Examining the effect of cortex suction angle in cataract surgery on the risk of zonules failure using finite element analysis
Seyed Hashem Daryabari1 *
- Assistant Prof. of Ophthalmology, Chemical Injury Research Center, Baqiyatallah University of Medical Sciences, Tehran, Iran
Abstract: The suction of the eye lens cortex is an integral step of cataract surgery, which induces tensile forces or even failure in lens zonules, especially in old populations with zonules poor mechanical strength. Two conventional angles of cortex removal, including suction in the tangential or normal direction to the cortex surface, have different resulting stress and the risk of failure. However, there is no study about the effect of suction angle on the risk of zonules failure. So, this investigation aimed to simulate lens cortex removal and evaluate the effect of suction direction on zonules' mechanical behavior using finite element modeling.

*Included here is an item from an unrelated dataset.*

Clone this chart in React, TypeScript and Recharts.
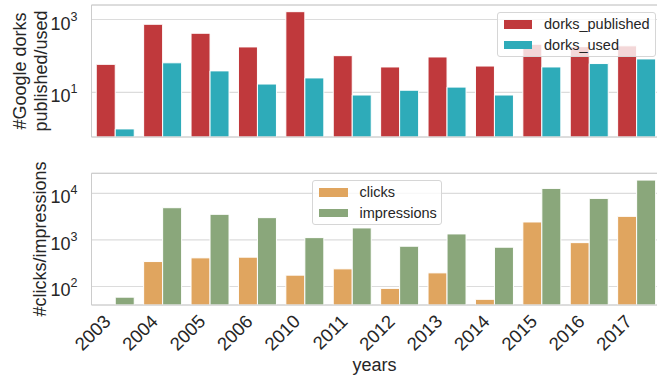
import { BarChart, Bar, XAxis, YAxis, CartesianGrid, Legend, ReferenceLine } from "recharts";

const years = ["2003", "2004", "2005", "2006", "2010", "2011", "2012", "2013", "2014", "2015", "2016", "2017"];
const dorksPublished = [59, 740, 420, 177, 1640, 102, 50, 94, 53, 210, 180, 190];
const dorksUsed = [1, 65, 39, 17, 25, 8.5, 11.5, 14, 8.5, 50, 62, 83];
const clicks = [null, 343, 412, 426, 175, 239, 91, 196, 53, 2430, 875, 3210];
const impressions = [59, 4920, 3550, 3010, 1120, 1810, 733, 1345, 698, 12800, 7810, 19300];

const dorkTicks = [10, 1000];
const trafficTicks = [100, 1000, 10000];
const dorkDomain = [0.6, 2500];
const trafficDomain = [40, 27000];

const INK = "#262626";
const SPINE = "#cccccc";
const GRID = "#dcdcdc";
const FONT = "'Liberation Sans', Arial, sans-serif";

const dorkRows = years.map((year, i) => ({
  year,
  dorks_published: dorksPublished[i],
  dorks_used: dorksUsed[i],
}));

const trafficRows = years.map((year, i) => ({
  year,
  clicks: clicks[i],
  impressions: impressions[i],
}));

// "10" with the exponent raised, like matplotlib's log labels
function PowerTick({ x, y, payload }: any) {
  const exp = Math.round(Math.log10(payload.value));
  return (
    <text x={x} y={y + 10} textAnchor="end" fill={INK} fontFamily={FONT}>
      <tspan fontSize={18}>10</tspan>
      <tspan fontSize={12.5} dy={-9}>
        {exp}
      </tspan>
    </text>
  );
}

function YearTick({ x, y, payload }: any) {
  const ax = x - 3.5;
  const ay = y + 17.6;
  return (
    <text
      x={ax}
      y={ay}
      textAnchor="end"
      fill={INK}
      fontFamily={FONT}
      fontSize={18.5}
      transform={`rotate(-45, ${ax}, ${ay})`}
    >
      {payload.value}
    </text>
  );
}

function BoxLegend({ payload, left, top, width, swatch }: any) {
  return (
    <div
      style={{
        position: "absolute",
        left,
        top,
        width,
        height: 45,
        boxSizing: "border-box",
        border: "1px solid #d6d6d6",
        borderRadius: 3,
        background: "rgba(255,255,255,0.8)",
        padding: `1px 0 0 ${swatch.left}px`,
        fontFamily: FONT,
        fontSize: 14.5,
        color: INK,
      }}
    >
      {(payload || []).map((item: any) => (
        <div key={item.value} style={{ display: "flex", alignItems: "center", height: 20.7 }}>
          <span
            style={{
              display: "inline-block",
              width: swatch.width,
              height: 8.5,
              background: item.color,
              marginRight: swatch.gap,
            }}
          />
          <span>{item.value}</span>
        </div>
      ))}
    </div>
  );
}

export default function App() {
  return (
    <div
      style={{
        position: "absolute",
        left: 0,
        top: 0,
        width: 657,
        height: 380,
        overflow: "hidden",
        background: "#fff",
      }}
    >
      <div style={{ position: "absolute", left: 0, top: 0 }}>
        <BarChart
          width={670}
          height={138}
          data={dorkRows}
          margin={{ top: 5, right: 9.7, bottom: 0, left: 0 }}
          barGap={0}
          barCategoryGap="10%"
        >
          <CartesianGrid vertical={false} stroke={GRID} strokeWidth={1.2} />
          <XAxis dataKey="year" height={1} tick={false} tickLine={false} axisLine={{ stroke: SPINE }} />
          <YAxis
            scale="log"
            domain={dorkDomain}
            allowDataOverflow
            ticks={dorkTicks}
            width={91.5}
            tickLine={false}
            tickSize={0}
            tickMargin={14}
            axisLine={{ stroke: SPINE }}
            tick={<PowerTick />}
            label={{
              content: () => (
                <g fill={INK} fontFamily={FONT} fontSize={18} textAnchor="middle">
                  <text x={26} y={71} transform="rotate(-90, 26, 71)">
                    #Google dorks
                  </text>
                  <text x={47} y={71} transform="rotate(-90, 47, 71)">
                    published/used
                  </text>
                </g>
              ),
            }}
          />
          <ReferenceLine y={dorkDomain[1]} stroke={SPINE} />
          <Bar dataKey="dorks_published" fill="#c0393c" stroke="#fff" strokeWidth={1} isAnimationActive={false} />
          <Bar dataKey="dorks_used" fill="#2eabb9" stroke="#fff" strokeWidth={1} isAnimationActive={false} />
          <Legend
            layout="horizontal"
            verticalAlign="middle"
            align="center"
            wrapperStyle={{ left: 0, top: 0, width: 0, height: 0 }}
            content={(props: any) => (
              <BoxLegend
                payload={props.payload}
                left={497}
                top={12}
                width={159}
                swatch={{ left: 6, width: 28, gap: 12 }}
              />
            )}
          />
        </BarChart>
      </div>

      <div style={{ position: "absolute", left: 0, top: 160 }}>
        <BarChart
          width={670}
          height={220}
          data={trafficRows}
          margin={{ top: 13.3, right: 9.7, bottom: 0, left: 0 }}
          barGap={0}
          barCategoryGap="10%"
        >
          <CartesianGrid vertical={false} stroke={GRID} strokeWidth={1.2} />
          <XAxis
            dataKey="year"
            height={75}
            interval={0}
            tickLine={false}
            tickSize={0}
            tickMargin={0}
            axisLine={{ stroke: SPINE }}
            tick={<YearTick />}
            label={{
              content: (p: any) => {
                const vb = p.viewBox || {};
                return (
                  <text
                    x={vb.x + vb.width / 2 - 1.5}
                    y={vb.y + 66}
                    textAnchor="middle"
                    fill={INK}
                    fontFamily={FONT}
                    fontSize={18}
                  >
                    years
                  </text>
                );
              },
            }}
          />
          <YAxis
            scale="log"
            domain={trafficDomain}
            allowDataOverflow
            ticks={trafficTicks}
            width={91.5}
            tickLine={false}
            tickSize={0}
            tickMargin={14}
            axisLine={{ stroke: SPINE }}
            tick={<PowerTick />}
            label={{
              content: () => (
                <text
                  x={46}
                  y={79}
                  transform="rotate(-90, 46, 79)"
                  textAnchor="middle"
                  fill={INK}
                  fontFamily={FONT}
                  fontSize={18}
                >
                  #clicks/impressions
                </text>
              ),
            }}
          />
          <ReferenceLine y={trafficDomain[1]} stroke={SPINE} />
          <Bar dataKey="clicks" fill="#e0a55f" stroke="#fff" strokeWidth={1} isAnimationActive={false} />
          <Bar dataKey="impressions" fill="#8aa77b" stroke="#fff" strokeWidth={1} isAnimationActive={false} />
          <Legend
            layout="horizontal"
            verticalAlign="middle"
            align="center"
            wrapperStyle={{ left: 0, top: 0, width: 0, height: 0 }}
            content={(props: any) => (
              <BoxLegend
                payload={props.payload}
                left={312}
                top={20}
                width={130}
                swatch={{ left: 5.5, width: 29, gap: 12 }}
              />
            )}
          />
        </BarChart>
      </div>
    </div>
  );
}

Methods: A 3D finite element model was developed, including an elastic nucleus covered by an elastoplastic cortex and a covering elastic capsule. Similar to cataract surgery, a circular rapture was considered at the top of the capsule to apply suction pressure. Frictional contacts were also defined to simulate the mechanical interactions between contacting parts. Finally, Zonules were modeled as 2-node elastic spring elements, connected around the capsule surface on one side and fixed to the inner lens surface on the other
Results: The suction processes in tangential and normal angles were simulated, and the resulting relative displacements between the cortex and capsule, as a criterion of cortex separation, versus the resulting maximum zonule displacements, were recorded in each model. The cortex-capsule relative displacement versus maximum zonule displacement indicated a diagram slope of 0.09 for tangential applying pressure and 0.02 in the case of applying normal pressure.
Conclusion: To conclude, the results illustrated that zonules were less tensile in a specific magnitude of cortex-capsule relative displacement under tangential applying pressure, which means eye zonules have a lower risk of failure until the separation of the lens cortex. However, the following investigations should consider the variety of material properties in different cases.